2. Write down the Lagrangian, \(L=K-U\), using the expressions you just found.

3. Pick a coordinate. (In one dimension, this is trivial, but it will be important once you start working in multiple dimensions). The Euler-Lagrange equation was given to you as:

\[\begin{aligned} \frac{d}{dt}\left(\frac{\partial L}{\partial v_{x}}\right)-\frac{\partial L}{\partial x} = 0\end{aligned}\]

because we are working in one dimension. You can actually pick whichever coordinate you are interested in. For example, if you were interested in the motion of your object in the \(y\) direction, you would pick \(y\) as your coordinate and write:

\[\begin{aligned} \frac{d}{dt}\left(\frac{\partial L}{\partial v_{y}}\right)-\frac{\partial L}{\partial y} = 0\end{aligned}\]

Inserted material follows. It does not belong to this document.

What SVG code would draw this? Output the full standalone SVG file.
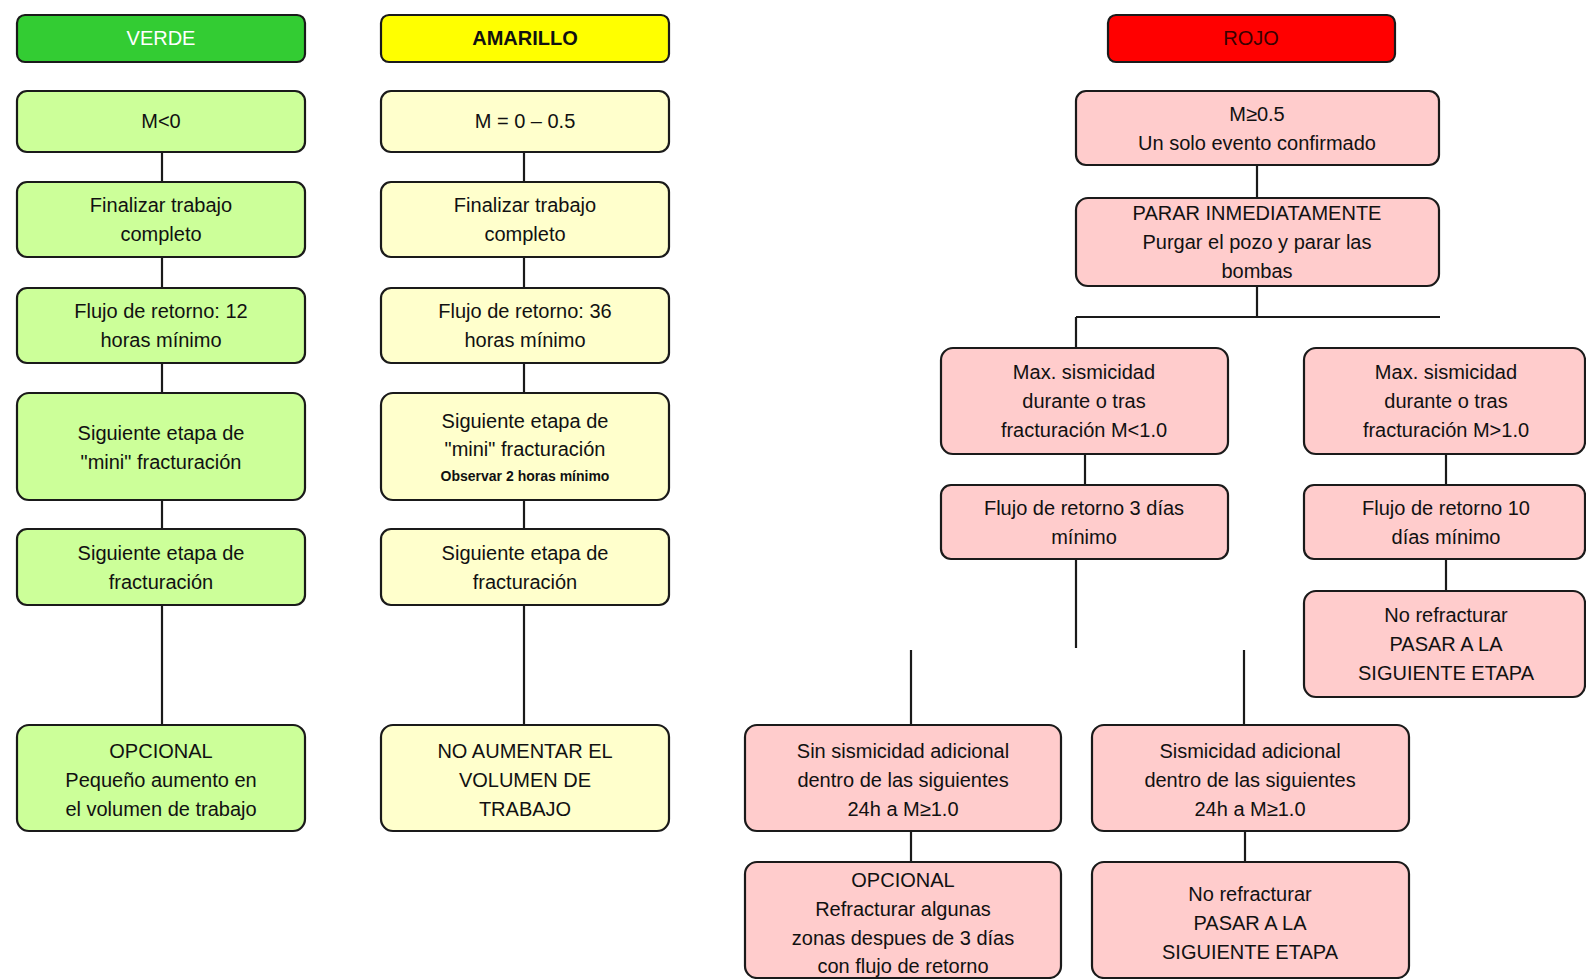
<svg xmlns="http://www.w3.org/2000/svg" width="1586" height="979" viewBox="0 0 1586 979">
<style>
.b{stroke:#1a1a1a;stroke-width:2.2}
.g{fill:#ccff99}
.y{fill:#ffffcc}
.r{fill:#ffcccc}
text{font-family:"Liberation Sans",Arial,sans-serif;font-size:20px;text-anchor:middle;fill:#111}
.s{font-size:14px;font-weight:bold}
.c line{stroke:#1a1a1a;stroke-width:2.2}
</style>
<rect width="1586" height="979" fill="#ffffff"/>
<g class="c" id="connectors">
<line x1="162" y1="152" x2="162" y2="182"/>
<line x1="162" y1="257" x2="162" y2="288"/>
<line x1="162" y1="363" x2="162" y2="393"/>
<line x1="162" y1="500" x2="162" y2="529"/>
<line x1="162" y1="605" x2="162" y2="725"/>
<line x1="524" y1="152" x2="524" y2="182"/>
<line x1="524" y1="257" x2="524" y2="288"/>
<line x1="524" y1="363" x2="524" y2="393"/>
<line x1="524" y1="500" x2="524" y2="529"/>
<line x1="524" y1="605" x2="524" y2="725"/>
<line x1="1257" y1="165" x2="1257" y2="198"/>
<line x1="1257" y1="286" x2="1257" y2="317"/>
<line x1="1076" y1="317" x2="1440" y2="317"/>
<line x1="1076" y1="317" x2="1076" y2="348"/>
<line x1="1085" y1="454" x2="1085" y2="485"/>
<line x1="1446" y1="454" x2="1446" y2="485"/>
<line x1="1446" y1="559" x2="1446" y2="591"/>
<line x1="1076" y1="559" x2="1076" y2="648"/>
<line x1="1244" y1="650" x2="1244" y2="725"/>
<line x1="911" y1="650" x2="911" y2="725"/>
<line x1="911" y1="831" x2="911" y2="862"/>
<line x1="1245" y1="831" x2="1245" y2="862"/>
</g>
<g id="verde">
<rect class="b" x="17" y="15" width="288" height="47" rx="8" fill="#33cc33"/>
<text x="161" y="45" fill="#ffffff" style="fill:#ffffff">VERDE</text>
</g>
<g id="amarillo">
<rect class="b" x="381" y="15" width="288" height="47" rx="8" fill="#ffff00"/>
<text x="525" y="45" font-weight="bold">AMARILLO</text>
</g>
<g id="rojo">
<rect class="b" x="1108" y="15" width="287" height="47" rx="8" fill="#ff0000"/>
<text x="1251" y="45" style="fill:#3a0000">ROJO</text>
</g>
<g id="g1"><rect class="b g" x="17" y="91" width="288" height="61" rx="10"/><text x="161" y="128">M&lt;0</text></g>
<g id="g2"><rect class="b g" x="17" y="182" width="288" height="75" rx="10"/><text x="161" y="212">Finalizar trabajo</text><text x="161" y="241">completo</text></g>
<g id="g3"><rect class="b g" x="17" y="288" width="288" height="75" rx="10"/><text x="161" y="318">Flujo de retorno: 12</text><text x="161" y="347">horas mínimo</text></g>
<g id="g4"><rect class="b g" x="17" y="393" width="288" height="107" rx="12"/><text x="161" y="440">Siguiente etapa de</text><text x="161" y="469">"mini" fracturación</text></g>
<g id="g5"><rect class="b g" x="17" y="529" width="288" height="76" rx="10"/><text x="161" y="560">Siguiente etapa de</text><text x="161" y="589">fracturación</text></g>
<g id="g6"><rect class="b g" x="17" y="725" width="288" height="106" rx="12"/><text x="161" y="758">OPCIONAL</text><text x="161" y="787">Pequeño aumento en</text><text x="161" y="816">el volumen de trabajo</text></g>
<g id="y1"><rect class="b y" x="381" y="91" width="288" height="61" rx="10"/><text x="525" y="128">M = 0 – 0.5</text></g>
<g id="y2"><rect class="b y" x="381" y="182" width="288" height="75" rx="10"/><text x="525" y="212">Finalizar trabajo</text><text x="525" y="241">completo</text></g>
<g id="y3"><rect class="b y" x="381" y="288" width="288" height="75" rx="10"/><text x="525" y="318">Flujo de retorno: 36</text><text x="525" y="347">horas mínimo</text></g>
<g id="y4"><rect class="b y" x="381" y="393" width="288" height="107" rx="12"/><text x="525" y="428">Siguiente etapa de</text><text x="525" y="456">"mini" fracturación</text><text class="s" x="525" y="481">Observar 2 horas mínimo</text></g>
<g id="y5"><rect class="b y" x="381" y="529" width="288" height="76" rx="10"/><text x="525" y="560">Siguiente etapa de</text><text x="525" y="589">fracturación</text></g>
<g id="y6"><rect class="b y" x="381" y="725" width="288" height="106" rx="12"/><text x="525" y="758">NO AUMENTAR EL</text><text x="525" y="787">VOLUMEN DE</text><text x="525" y="816">TRABAJO</text></g>
<g id="r1"><rect class="b r" x="1076" y="91" width="363" height="74" rx="10"/><text x="1257" y="121">M≥0.5</text><text x="1257" y="150">Un solo evento confirmado</text></g>
<g id="r2"><rect class="b r" x="1076" y="198" width="363" height="88" rx="12"/><text x="1257" y="220">PARAR INMEDIATAMENTE</text><text x="1257" y="249">Purgar el pozo y parar las</text><text x="1257" y="278">bombas</text></g>
<g id="r3"><rect class="b r" x="941" y="348" width="287" height="106" rx="12"/><text x="1084" y="379">Max. sismicidad</text><text x="1084" y="408">durante o tras</text><text x="1084" y="437">fracturación M&lt;1.0</text></g>
<g id="r4"><rect class="b r" x="1304" y="348" width="281" height="106" rx="12"/><text x="1446" y="379">Max. sismicidad</text><text x="1446" y="408">durante o tras</text><text x="1446" y="437">fracturación M&gt;1.0</text></g>
<g id="r5"><rect class="b r" x="941" y="485" width="287" height="74" rx="10"/><text x="1084" y="515">Flujo de retorno 3 días</text><text x="1084" y="544">mínimo</text></g>
<g id="r6"><rect class="b r" x="1304" y="485" width="281" height="74" rx="10"/><text x="1446" y="515">Flujo de retorno 10</text><text x="1446" y="544">días mínimo</text></g>
<g id="r7"><rect class="b r" x="1304" y="591" width="281" height="106" rx="12"/><text x="1446" y="622">No refracturar</text><text x="1446" y="651">PASAR A LA</text><text x="1446" y="680">SIGUIENTE ETAPA</text></g>
<g id="r8"><rect class="b r" x="745" y="725" width="316" height="106" rx="12"/><text x="903" y="758">Sin sismicidad adicional</text><text x="903" y="787">dentro de las siguientes</text><text x="903" y="816">24h a M≥1.0</text></g>
<g id="r9"><rect class="b r" x="1092" y="725" width="317" height="106" rx="12"/><text x="1250" y="758">Sismicidad adicional</text><text x="1250" y="787">dentro de las siguientes</text><text x="1250" y="816">24h a M≥1.0</text></g>
<g id="r10"><rect class="b r" x="745" y="862" width="316" height="116" rx="12"/><text x="903" y="887">OPCIONAL</text><text x="903" y="916">Refracturar algunas</text><text x="903" y="945">zonas despues de 3 días</text><text x="903" y="973">con flujo de retorno</text></g>
<g id="r11"><rect class="b r" x="1092" y="862" width="317" height="116" rx="12"/><text x="1250" y="901">No refracturar</text><text x="1250" y="930">PASAR A LA</text><text x="1250" y="959">SIGUIENTE ETAPA</text></g>
</svg>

4. Now you just have to do what the equation above tells you to do, which is to start with your Lagrangian (your \(L=K-U\) equation) and take a bunch of derivatives. If you try to just plug \(L\) into the Euler-Lagrange equation and do all the derivatives at once, it can get confusing. I recommend finding the components separately. I like to start by taking the partial derivative with respect to velocity, \(\frac{\partial L}{\partial y}\), then taking its derivative with respect to time. Next, I find \(\frac{\partial L}{\partial y}\) and then put it all together.

5. That’s it! When you’ve taken the derivatives (and simplified a bit), you’ll have an “equation of motion” that gives you information about the motion of the object. You can then use this equation however you want!